▶ **WHAT IS NEEDED**:
Stop at the line containing "var bandColors = ['#7f7f7f', '#bfbfbf'];": repeat exactly every line of the entries below from the first up to it, plus that line, with pictures omitted.

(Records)
************
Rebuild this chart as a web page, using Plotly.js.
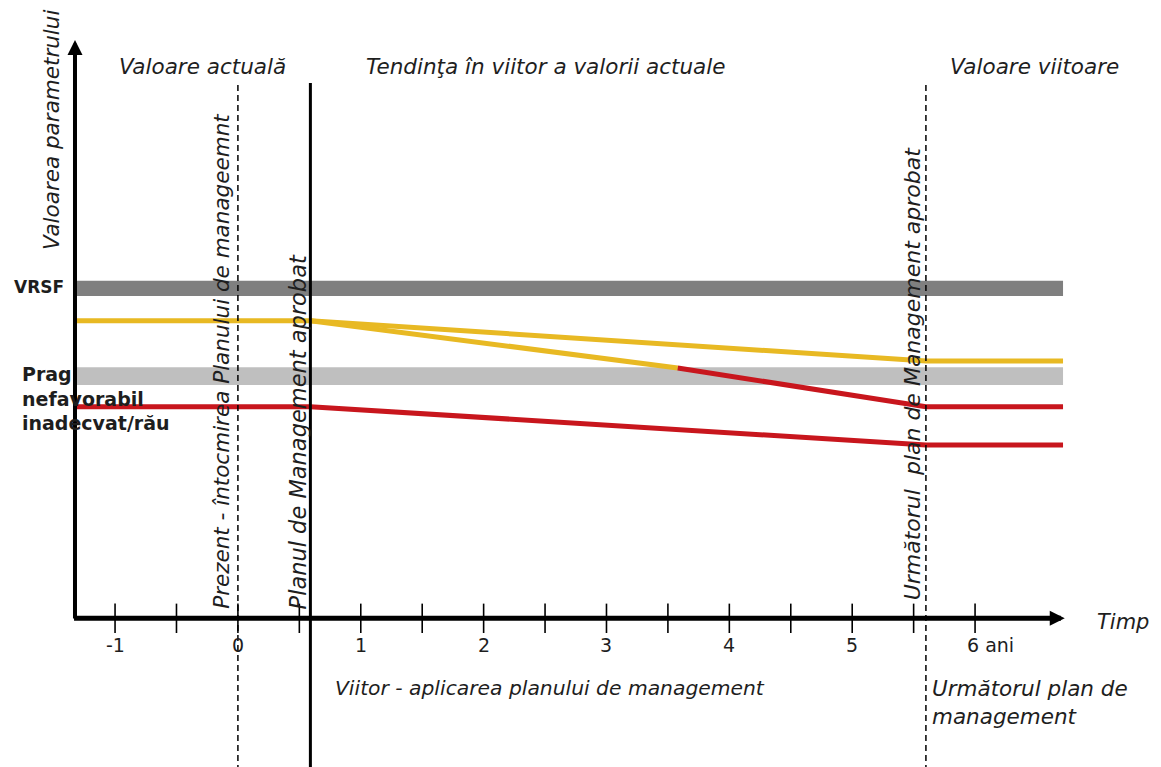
<!DOCTYPE html>
<html>
<head>
<meta charset="utf-8">
<script src="https://cdn.plot.ly/plotly-3.0.1.min.js"></script>
<style>html,body{margin:0;padding:0;background:#fff;}#chart{width:1161px;height:767px;}</style>
</head>
<body>
<div id="chart"></div>
<script>
// ---- data (conceptual diagram values) ----
var axisStart = -1.326;          // where the value axis sits on the time axis
var axisEnd = 6.73;              // tip of the time arrow
var seriesEnd = 6.716;           // right end of lines and bands
var presentX = 0;                // Prezent
var approvedX = 0.59;            // Planul de Management aprobat
var nextPlanX = 5.6;             // Următorul plan de Management aprobat

var tickValues = [-1, -0.5, 0, 0.5, 1, 1.5, 2, 2.5, 3, 3.5, 4, 4.5, 5, 5.5, 6];
var tickLabelValues = [-1, 0, 1, 2, 3, 4, 5, 6];
var tickLabels = ['-1', '0', '1', '2', '3', '4', '5', '6 ani'];

var bandNames = ['VRSF', 'Prag nefavorabil'];
var bandLow = [53.72, 38.88];
var bandHigh = [56.27, 41.83];
var bandColors = ['#7f7f7f', '#bfbfbf'];

var yellowUpperX = [axisStart, approvedX, nextPlanX, seriesEnd];
var yellowUpperY = [49.6, 49.6, 42.88, 42.88];
var yellowLowerX = [approvedX, 3.58];
var yellowLowerY = [49.6, 41.72];
var redMiddleX = [3.58, nextPlanX, seriesEnd];
var redMiddleY = [41.72, 35.27, 35.27];
var redLowerX = [axisStart, approvedX, nextPlanX, seriesEnd];
var redLowerY = [35.27, 35.27, 28.88, 28.88];

var yAxisTop = 96.4;
var verticalTop = [88.9, 89.2, 88.9];

var YELLOW = '#e8b923';
var RED = '#c8161d';
var FONT = 'DejaVu Sans, Liberation Sans, sans-serif';
var TXT = '#1e1e1e';

var xr = [-1.9364, 7.5134];
var yr = [-24.78, 103.05];

var traces = [
  {x: yellowUpperX, y: yellowUpperY, mode: 'lines', line: {color: YELLOW, width: 5}, hoverinfo: 'skip'},
  {x: yellowLowerX, y: yellowLowerY, mode: 'lines', line: {color: YELLOW, width: 5}, hoverinfo: 'skip'},
  {x: redMiddleX, y: redMiddleY, mode: 'lines', line: {color: RED, width: 5}, hoverinfo: 'skip'},
  {x: redLowerX, y: redLowerY, mode: 'lines', line: {color: RED, width: 5}, hoverinfo: 'skip'},
  {x: tickValues, y: tickValues.map(function(){return 0;}), mode: 'markers',
   marker: {symbol: 'line-ns-open', size: 21, color: '#000', line: {color: '#000', width: 1.6}}, hoverinfo: 'skip'}
];

var shapes = [];
for (var i = 0; i < bandLow.length; i++) {
  shapes.push({type: 'rect', xref: 'x', yref: 'y', x0: axisStart, x1: seriesEnd, y0: bandLow[i], y1: bandHigh[i],
    fillcolor: bandColors[i], line: {width: 0}, layer: 'below'});
}
var vx = [presentX, approvedX, nextPlanX];
var vdash = ['6px,4px', 'solid', '6px,4px'];
var vw = [1.5, 3, 1.5];
for (var j = 0; j < vx.length; j++) {
  shapes.push({type: 'line', xref: 'x', yref: 'y', x0: vx[j], x1: vx[j], y0: verticalTop[j], y1: yr[0],
    line: {color: '#000', width: vw[j], dash: vdash[j]}, layer: 'above'});
}

var it = function(size){ return {family: FONT, size: size, color: TXT, style: 'italic'}; };
var annotations = [
  // axes with arrows
  {x: axisEnd, y: 0, ax: axisStart - 0.02, ay: 0, axref: 'x', ayref: 'y', xref: 'x', yref: 'y', text: '',
   showarrow: true, arrowhead: 2, arrowsize: 0.6, arrowwidth: 5, arrowcolor: '#000', standoff: 0},
  {x: axisStart, y: yAxisTop, ax: axisStart, ay: -0.3, axref: 'x', ayref: 'y', xref: 'x', yref: 'y', text: '',
   showarrow: true, arrowhead: 2, arrowsize: 0.75, arrowwidth: 4, arrowcolor: '#000', standoff: 0},
  // region titles
  {x: -0.29, y: 91.9, text: 'Valoare actuală', showarrow: false, font: it(21.5)},
  {x: 2.5, y: 91.9, text: 'Tendinţa în viitor a valorii actuale', showarrow: false, font: it(21.5)},
  {x: 6.48, y: 91.9, text: 'Valoare viitoare', showarrow: false, font: it(21.5)},
  // y axis title
  {x: -1.513, y: 81.4, text: 'Valoarea parametrului', textangle: -90, showarrow: false, font: it(21.5)},
  // band labels
  {x: -1.839, y: 55.2, xanchor: 'left', text: 'VRSF', showarrow: false,
   font: {family: FONT, size: 17, color: TXT, weight: 700}},
  {x: -1.774, y: 36.6, xanchor: 'left', align: 'left', text: 'Prag<br>nefavorabil<br>inadecvat/rău', showarrow: false,
   font: {family: FONT, size: 19, color: TXT, weight: 700}},
  // vertical line labels
  {x: -0.13, y: 42.9, text: 'Prezent - întocmirea Planului de manageemnt', textangle: -90, showarrow: false, font: it(21.5)},
  {x: 0.49, y: 31, text: 'Planul de Management aprobat', textangle: -90, showarrow: false, font: it(22.5)},
  {x: 5.49, y: 40.9, text: 'Următorul  plan de Management aprobat', textangle: -90, showarrow: false, font: it(22)},
  // bottom texts
  {x: 0.776, y: -11.6, xanchor: 'left', text: 'Viitor - aplicarea planului de management', showarrow: false, font: it(20.3)},
  {x: 5.633, y: -14.1, xanchor: 'left', align: 'left', text: 'Următorul plan de<br>management', showarrow: false, font: it(21.5)},
  {x: 7.204, y: -0.6, text: 'Timp', showarrow: false, font: it(21)}
];
for (var k = 0; k < tickLabels.length; k++) {
  var last = tickLabels[k].length > 2;
  annotations.push({x: tickLabelValues[k], y: -4.4, text: tickLabels[k], showarrow: false,
    xanchor: last ? 'left' : 'center', xshift: last ? -10 : 0,
    font: {family: FONT, size: 19, color: TXT}});
}
annotations.forEach(function(a){ if (!a.xref) { a.xref = 'x'; a.yref = 'y'; } });

var layout = {
  width: 1161, height: 767,
  margin: {l: 0, r: 0, t: 0, b: 0},
  paper_bgcolor: '#fff', plot_bgcolor: '#fff',
  showlegend: false,
  xaxis: {range: xr, visible: false, fixedrange: true},
  yaxis: {range: yr, visible: false, fixedrange: true},
  shapes: shapes,
  annotations: annotations
};

Plotly.newPlot('chart', traces, layout, {staticPlot: true});
</script>
</body>
</html>
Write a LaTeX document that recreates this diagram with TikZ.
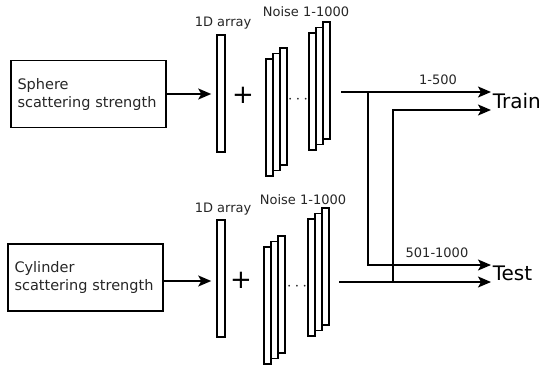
\documentclass[tikz,border=0pt]{standalone}
\usepackage{fontspec}
\setmainfont{DejaVu Sans}
\usetikzlibrary{arrows.meta}

\begin{document}
\begin{tikzpicture}[x=1pt,y=-1pt,line width=1.5pt,
	every node/.style={text=black!85},
	box/.style={draw=black,text width=142pt,inner xsep=6.5pt,minimum height=67pt,align=left,font=\fontsize{14.5}{18}\selectfont},
	arr/.style={draw=black,minimum width=8pt,minimum height=117pt,inner sep=0pt},
	strip/.style={draw=black,fill=white},
	lbl/.style={font=\fontsize{13}{15}\selectfont},
	plus/.style={font=\fontsize{26}{26}\selectfont,text=black},
	dotted/.style={font=\fontsize{17}{17}\selectfont},
	outlbl/.style={anchor=west,inner sep=1pt,font=\fontsize{20}{24}\selectfont,text=black},
	>={Stealth[length=13pt,width=11pt,inset=3pt]}]
			\useasboundingbox (0,0) rectangle (546,365);
			\node[box] (sphere) at (88.5,94) {Sphere\\scattering strength};
			\node[box] (cylinder) at (85.5,277.5) {Cylinder\\scattering strength};
			\node[arr] (arr1) at (221,93.5) {};
			\node[arr] (arr2) at (221,278.5) {};
			\node[lbl] (lab1) at (223,23) {1D array};
			\node[lbl] (lab2) at (223,209) {1D array};
			\node[plus] (plus1) at (243,95) {+};
			\node[plus] (plus2) at (241,280) {+};
			\foreach \x/\y in {266/59, 309/33, 264/247, 308/219}
				\foreach \i in {2,1,0}
					\draw[strip] ({\x+7*\i},{\y-5.5*\i}) rectangle ++(7,117);
			\node[lbl] (noise1) at (306,12) {Noise 1-1000};
			\node[lbl] (noise2) at (303,200) {Noise 1-1000};
			\node[dotted] (dots1) at (298,100) {$\cdots$};
			\node[dotted] (dots2) at (297,287) {$\cdots$};
			\coordinate (c1) at (sphere.east);
			\coordinate (c2) at ([yshift=-3.5pt]cylinder.east);
			\draw[->,shorten >=5pt] (c1) -- (c1 -| arr1.west);
			\draw[->,shorten >=5pt] (c2) -- (c2 -| arr2.west);
			\node[outlbl] (train) at (491,101) {Train};
			\node[outlbl] (test) at (491,273.5) {Test};
			\node[lbl] (part1) at (438,80) {1-500};
			\node[lbl] (part2) at (437,253) {501-1000};
			\coordinate (o1) at (341,92);
			\coordinate (o2) at (339,282);
			\coordinate (s1) at (368,92);
			\coordinate (s2) at (393,282);
			\draw[->] (o1) -- ([yshift=9pt]train.west);
			\draw[->] (o2) -- ([yshift=-8.5pt]test.west);
			\draw[->] (s1) |- ([yshift=8.5pt]test.west);
			\draw[->] (s2) |- ([yshift=-9pt]train.west);
		\end{tikzpicture}
\end{document}
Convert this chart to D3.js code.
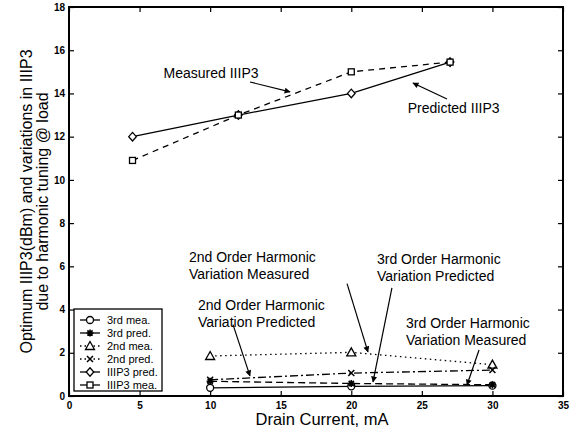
<!DOCTYPE html>
<html>
<head>
<meta charset="utf-8">
<script src="https://cdn.jsdelivr.net/npm/d3@7/dist/d3.min.js"></script>
<style>
  body { margin: 0; background: #fff; }
  svg { font-family: "Liberation Sans", Arial, sans-serif; }
  .tick text { font-size: 10px; font-weight: bold; }
</style>
</head>
<body>
<div id="chart"></div>
<script>
// Data (x = drain current in mA)
var iip3X = [4.5, 12, 20, 27];
var iip3Pred = [12, 13, 14, 15.45];
var iip3Mea = [10.9, 13, 15, 15.45];

var harmX = [10, 20, 30];
var thirdMea = [0.38, 0.45, 0.48];
var thirdPred = [0.68, 0.58, 0.52];
var secondMea = [1.85, 2.02, 1.45];
var secondPred = [0.75, 1.06, 1.2];

var xTicks = [0, 5, 10, 15, 20, 25, 30, 35];
var yTicks = [0, 2, 4, 6, 8, 10, 12, 14, 16, 18];

var legendLabels = ["3rd mea.", "3rd pred.", "2nd mea.", "2nd pred.", "IIIP3 pred.", "IIIP3 mea."];

var annotations = [
  {lines: ["Measured IIIP3"], x: 6.7, y: 14.95, from: [12.82, 14.53], to: [15.66, 14.07]},
  {lines: ["Predicted IIIP3"], x: 24.0, y: 13.33, from: [26.78, 13.74], to: [24.37, 14.48]},
  {lines: ["2nd Order Harmonic", "Variation Measured"], x: 8.5, y: 6.43, from: [19.7, 5.2], to: [21.18, 2.04]},
  {lines: ["3rd Order Harmonic", "Variation Predicted"], x: 21.82, y: 6.34, from: [22.88, 5.0], to: [21.54, 0.65]},
  {lines: ["2nd Order Harmonic", "Variation Predicted"], x: 9.14, y: 4.21, from: [11.62, 3.3], to: [12.82, 0.93]},
  {lines: ["3rd Order Harmonic", "Variation Measured"], x: 23.88, y: 3.38, from: [29.05, 2.13], to: [28.2, 0.51]}
];

function renderChart(){
    var svgWidth = 571, svgHeight = 438;
    var margin = {top: 7, right: 8, bottom: 42, left: 69};
    var width = svgWidth - margin.left - margin.right;
    var height = svgHeight - margin.top - margin.bottom;

    var svg = d3.select("#chart").append("svg")
        .attr("width", svgWidth)
        .attr("height", svgHeight);

    var defs = svg.append("defs");
    defs.append("marker")
        .attr("id", "arrow")
        .attr("viewBox", "0 0 10 10")
        .attr("refX", 9).attr("refY", 5)
        .attr("markerWidth", 9).attr("markerHeight", 6)
        .attr("markerUnits", "userSpaceOnUse")
        .attr("orient", "auto")
        .append("path").attr("d", "M0,0L10,5L0,10z").attr("fill", "#000");

    var chartGroup = svg.append("g")
        .attr("transform", `translate(${margin.left}, ${margin.top})`);

    var xScale = d3.scaleLinear().domain([0, 35]).range([0, width]);
    var yScale = d3.scaleLinear().domain([0, 18]).range([height, 0]);

    // axes, ticks pointing inward like matlab
    chartGroup.append("g")
        .attr("transform", `translate(0, ${height})`)
        .call(d3.axisBottom(xScale).tickValues(xTicks).tickSize(-5).tickPadding(6).tickFormat(d3.format("d")));
    chartGroup.append("g")
        .call(d3.axisLeft(yScale).tickValues(yTicks).tickSize(-5).tickPadding(4).tickFormat(d3.format("d")));
    chartGroup.append("g")
        .call(d3.axisTop(xScale).tickValues(xTicks).tickSize(-5).tickFormat(""));
    chartGroup.append("g")
        .attr("transform", `translate(${width}, 0)`)
        .call(d3.axisRight(yScale).tickValues(yTicks).tickSize(-5).tickFormat(""));
    chartGroup.selectAll(".domain").remove();
    chartGroup.selectAll(".tick line").attr("stroke-width", 1.2);

    chartGroup.append("rect")
        .attr("width", width).attr("height", height)
        .attr("fill", "none").attr("stroke", "#000").attr("stroke-width", 2);

    // series
    var series = [
      {xs: harmX, ys: thirdMea, dash: null, marker: "circle"},
      {xs: harmX, ys: thirdPred, dash: "7,4", marker: "star"},
      {xs: harmX, ys: secondMea, dash: "1.5,3.5", marker: "triangle"},
      {xs: harmX, ys: secondPred, dash: "8,3,2,3", marker: "x"},
      {xs: iip3X, ys: iip3Pred, dash: null, marker: "diamond"},
      {xs: iip3X, ys: iip3Mea, dash: "6,5", marker: "square"}
    ];

    var line = d3.line().x(d => xScale(d[0])).y(d => yScale(d[1]));

    function drawMarker(g, type, cx, cy){
        var m = g.append("g").attr("transform", `translate(${cx}, ${cy})`);
        var st = {fill: "#fff", stroke: "#000", "stroke-width": 1.3};
        function apply(el){ Object.keys(st).forEach(k => el.attr(k, st[k])); return el; }
        if (type == "circle") apply(m.append("circle").attr("r", 3.5));
        else if (type == "square") apply(m.append("rect").attr("x", -3).attr("y", -3).attr("width", 6).attr("height", 6));
        else if (type == "diamond") apply(m.append("path").attr("d", "M0,-4.3L3.8,0L0,4.3L-3.8,0Z"));
        else if (type == "triangle") apply(m.append("path").attr("d", "M0,-4.5L4.5,3.5L-4.5,3.5Z"));
        else if (type == "x") m.append("path").attr("d", "M-3,-3L3,3M-3,3L3,-3").attr("stroke", "#000").attr("stroke-width", 1.5);
        else if (type == "star") m.append("path").attr("d", "M-3.5,0L3.5,0M0,-3.5L0,3.5M-2.6,-2.6L2.6,2.6M-2.6,2.6L2.6,-2.6").attr("stroke", "#000").attr("stroke-width", 1.6);
    }

    series.forEach(function(s){
        var pts = s.xs.map((x, i) => [x, s.ys[i]]);
        chartGroup.append("path")
            .attr("d", line(pts))
            .attr("fill", "none")
            .attr("stroke", "#000")
            .attr("stroke-width", 1.3)
            .attr("stroke-dasharray", s.dash);
        pts.forEach(p => drawMarker(chartGroup, s.marker, xScale(p[0]), yScale(p[1])));
    });

    // annotations with arrows
    annotations.forEach(function(a){
        var t = chartGroup.append("text")
            .attr("x", xScale(a.x)).attr("y", yScale(a.y))
            .attr("font-size", 14).attr("fill", "#000");
        a.lines.forEach((l, i) => t.append("tspan").attr("x", xScale(a.x)).attr("dy", i == 0 ? "0.35em" : "1.2em").text(l));
        chartGroup.append("line")
            .attr("x1", xScale(a.from[0])).attr("y1", yScale(a.from[1]))
            .attr("x2", xScale(a.to[0])).attr("y2", yScale(a.to[1]))
            .attr("stroke", "#000").attr("stroke-width", 1.2)
            .attr("marker-end", "url(#arrow)");
    });

    // legend
    var legend = svg.append("g").attr("transform", "translate(74, 309)");
    legend.append("rect").attr("width", 88).attr("height", 82)
        .attr("fill", "#fff").attr("stroke", "#000").attr("stroke-width", 1.3);
    var legendDash = [null, null, "1.5,3", "1.5,3", null, null];
    legendLabels.forEach(function(lbl, i){
        var y = 11 + i * 13;
        legend.append("line").attr("x1", 6).attr("x2", 26).attr("y1", y).attr("y2", y)
            .attr("stroke", "#000").attr("stroke-width", 1.3).attr("stroke-dasharray", legendDash[i]);
        drawMarker(legend, series[i].marker, 16, y);
        legend.append("text").attr("x", 33).attr("y", y).attr("dy", "0.35em")
            .attr("font-size", 11).text(lbl);
    });

    // axis titles
    svg.append("text")
        .attr("x", margin.left + width / 2 + 6).attr("y", 425)
        .attr("text-anchor", "middle").attr("font-size", 16.5)
        .text("Drain Current, mA");
    var yl = svg.append("text")
        .attr("transform", `translate(26, ${margin.top + height / 2}) rotate(-90)`)
        .attr("text-anchor", "middle").attr("font-size", 16);
    yl.append("tspan").attr("x", 0).attr("dy", "0.35em").text("Optimum IIIP3(dBm) and variations in IIIP3");
    yl.append("tspan").attr("x", 0).attr("dy", "1.05em").text("due to harmonic tuning @ load");
}
renderChart();
</script>
</body>
</html>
************
▶ **WORKED ANSWER**:
Rebuild this chart as a web page, using Plotly.js.
<!DOCTYPE html>
<html>
<head>
<meta charset="utf-8">
<script src="https://cdn.plot.ly/plotly-3.0.1.min.js"></script>
<style>html,body{margin:0;padding:0;background:#fff;}#chart{width:1161px;height:767px;}</style>
</head>
<body>
<div id="chart"></div>
<script>
// ---- data (conceptual diagram values) ----
var axisStart = -1.326;          // where the value axis sits on the time axis
var axisEnd = 6.73;              // tip of the time arrow
var seriesEnd = 6.716;           // right end of lines and bands
var presentX = 0;                // Prezent
var approvedX = 0.59;            // Planul de Management aprobat
var nextPlanX = 5.6;             // Următorul plan de Management aprobat

var tickValues = [-1, -0.5, 0, 0.5, 1, 1.5, 2, 2.5, 3, 3.5, 4, 4.5, 5, 5.5, 6];
var tickLabelValues = [-1, 0, 1, 2, 3, 4, 5, 6];
var tickLabels = ['-1', '0', '1', '2', '3', '4', '5', '6 ani'];

var bandNames = ['VRSF', 'Prag nefavorabil'];
var bandLow = [53.72, 38.88];
var bandHigh = [56.27, 41.83];
var bandColors = ['#7f7f7f', '#bfbfbf'];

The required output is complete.